Exercise brief | Write out the listing below exactly, and omit any images you find in it.
--- START OF Recorded information ---
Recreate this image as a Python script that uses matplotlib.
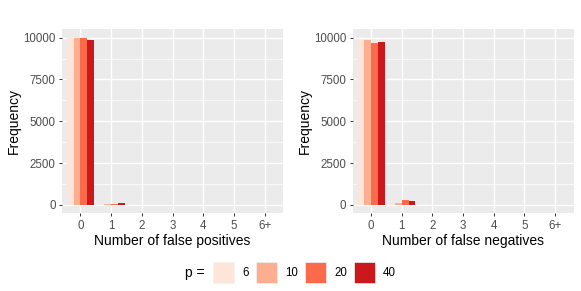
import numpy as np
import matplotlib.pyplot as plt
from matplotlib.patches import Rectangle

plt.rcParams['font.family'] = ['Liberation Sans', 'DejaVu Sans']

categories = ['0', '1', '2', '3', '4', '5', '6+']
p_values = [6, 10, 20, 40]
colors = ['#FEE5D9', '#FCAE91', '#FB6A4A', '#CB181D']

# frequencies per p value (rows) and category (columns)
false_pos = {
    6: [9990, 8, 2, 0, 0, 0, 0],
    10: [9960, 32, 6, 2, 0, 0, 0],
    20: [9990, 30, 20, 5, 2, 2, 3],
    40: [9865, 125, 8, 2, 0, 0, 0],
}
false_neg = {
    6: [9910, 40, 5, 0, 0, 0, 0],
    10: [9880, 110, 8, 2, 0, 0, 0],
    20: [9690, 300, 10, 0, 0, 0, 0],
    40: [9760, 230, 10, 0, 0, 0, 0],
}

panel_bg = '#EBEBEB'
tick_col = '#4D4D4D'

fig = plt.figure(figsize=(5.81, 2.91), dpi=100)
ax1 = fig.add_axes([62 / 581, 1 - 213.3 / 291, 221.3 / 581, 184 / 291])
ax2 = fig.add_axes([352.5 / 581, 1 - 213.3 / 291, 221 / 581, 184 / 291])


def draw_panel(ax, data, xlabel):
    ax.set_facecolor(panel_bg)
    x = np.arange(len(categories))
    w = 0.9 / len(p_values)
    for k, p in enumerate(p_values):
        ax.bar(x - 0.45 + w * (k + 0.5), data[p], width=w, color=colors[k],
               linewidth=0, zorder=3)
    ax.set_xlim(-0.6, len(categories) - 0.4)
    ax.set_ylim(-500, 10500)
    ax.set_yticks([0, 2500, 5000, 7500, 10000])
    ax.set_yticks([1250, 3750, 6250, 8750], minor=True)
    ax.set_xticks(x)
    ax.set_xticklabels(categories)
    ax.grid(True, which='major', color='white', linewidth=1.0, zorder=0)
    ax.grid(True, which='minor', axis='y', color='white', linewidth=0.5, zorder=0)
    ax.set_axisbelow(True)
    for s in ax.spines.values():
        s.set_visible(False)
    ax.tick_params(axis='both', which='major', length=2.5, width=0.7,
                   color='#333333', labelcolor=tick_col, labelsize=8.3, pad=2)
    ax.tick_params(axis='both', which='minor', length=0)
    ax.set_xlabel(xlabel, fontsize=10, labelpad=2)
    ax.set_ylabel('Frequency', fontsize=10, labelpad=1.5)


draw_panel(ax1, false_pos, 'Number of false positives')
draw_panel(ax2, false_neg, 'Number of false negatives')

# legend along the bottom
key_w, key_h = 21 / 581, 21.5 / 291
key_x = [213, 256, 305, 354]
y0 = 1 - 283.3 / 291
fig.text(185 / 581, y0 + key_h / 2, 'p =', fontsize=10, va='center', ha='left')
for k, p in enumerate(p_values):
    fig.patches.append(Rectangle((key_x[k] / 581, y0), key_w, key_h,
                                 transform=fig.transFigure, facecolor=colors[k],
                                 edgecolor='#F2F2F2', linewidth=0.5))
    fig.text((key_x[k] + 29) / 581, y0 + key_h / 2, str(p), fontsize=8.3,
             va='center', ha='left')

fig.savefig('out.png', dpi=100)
--- END OF Recorded information ---
Answer to the problem |
Recreate this image as a Python script that uses matplotlib.
import numpy as np
import matplotlib.pyplot as plt
from matplotlib.patches import Rectangle

plt.rcParams['font.family'] = ['Liberation Sans', 'DejaVu Sans']

categories = ['0', '1', '2', '3', '4', '5', '6+']
p_values = [6, 10, 20, 40]
colors = ['#FEE5D9', '#FCAE91', '#FB6A4A', '#CB181D']

# frequencies per p value (rows) and category (columns)
false_pos = {
    6: [9990, 8, 2, 0, 0, 0, 0],
    10: [9960, 32, 6, 2, 0, 0, 0],
    20: [9990, 30, 20, 5, 2, 2, 3],
    40: [9865, 125, 8, 2, 0, 0, 0],
}
false_neg = {
    6: [9910, 40, 5, 0, 0, 0, 0],
    10: [9880, 110, 8, 2, 0, 0, 0],
    20: [9690, 300, 10, 0, 0, 0, 0],
    40: [9760, 230, 10, 0, 0, 0, 0],
}

panel_bg = '#EBEBEB'
tick_col = '#4D4D4D'

fig = plt.figure(figsize=(5.81, 2.91), dpi=100)
ax1 = fig.add_axes([62 / 581, 1 - 213.3 / 291, 221.3 / 581, 184 / 291])
ax2 = fig.add_axes([352.5 / 581, 1 - 213.3 / 291, 221 / 581, 184 / 291])


def draw_panel(ax, data, xlabel):
    ax.set_facecolor(panel_bg)
    x = np.arange(len(categories))
    w = 0.9 / len(p_values)
    for k, p in enumerate(p_values):
        ax.bar(x - 0.45 + w * (k + 0.5), data[p], width=w, color=colors[k],
               linewidth=0, zorder=3)
    ax.set_xlim(-0.6, len(categories) - 0.4)
    ax.set_ylim(-500, 10500)
    ax.set_yticks([0, 2500, 5000, 7500, 10000])
    ax.set_yticks([1250, 3750, 6250, 8750], minor=True)
    ax.set_xticks(x)
    ax.set_xticklabels(categories)
    ax.grid(True, which='major', color='white', linewidth=1.0, zorder=0)
    ax.grid(True, which='minor', axis='y', color='white', linewidth=0.5, zorder=0)
    ax.set_axisbelow(True)
    for s in ax.spines.values():
        s.set_visible(False)
    ax.tick_params(axis='both', which='major', length=2.5, width=0.7,
                   color='#333333', labelcolor=tick_col, labelsize=8.3, pad=2)
    ax.tick_params(axis='both', which='minor', length=0)
    ax.set_xlabel(xlabel, fontsize=10, labelpad=2)
    ax.set_ylabel('Frequency', fontsize=10, labelpad=1.5)


draw_panel(ax1, false_pos, 'Number of false positives')
draw_panel(ax2, false_neg, 'Number of false negatives')

# legend along the bottom
key_w, key_h = 21 / 581, 21.5 / 291
key_x = [213, 256, 305, 354]
y0 = 1 - 283.3 / 291
fig.text(185 / 581, y0 + key_h / 2, 'p =', fontsize=10, va='center', ha='left')
for k, p in enumerate(p_values):
    fig.patches.append(Rectangle((key_x[k] / 581, y0), key_w, key_h,
                                 transform=fig.transFigure, facecolor=colors[k],
                                 edgecolor='#F2F2F2', linewidth=0.5))
    fig.text((key_x[k] + 29) / 581, y0 + key_h / 2, str(p), fontsize=8.3,
             va='center', ha='left')

fig.savefig('out.png', dpi=100)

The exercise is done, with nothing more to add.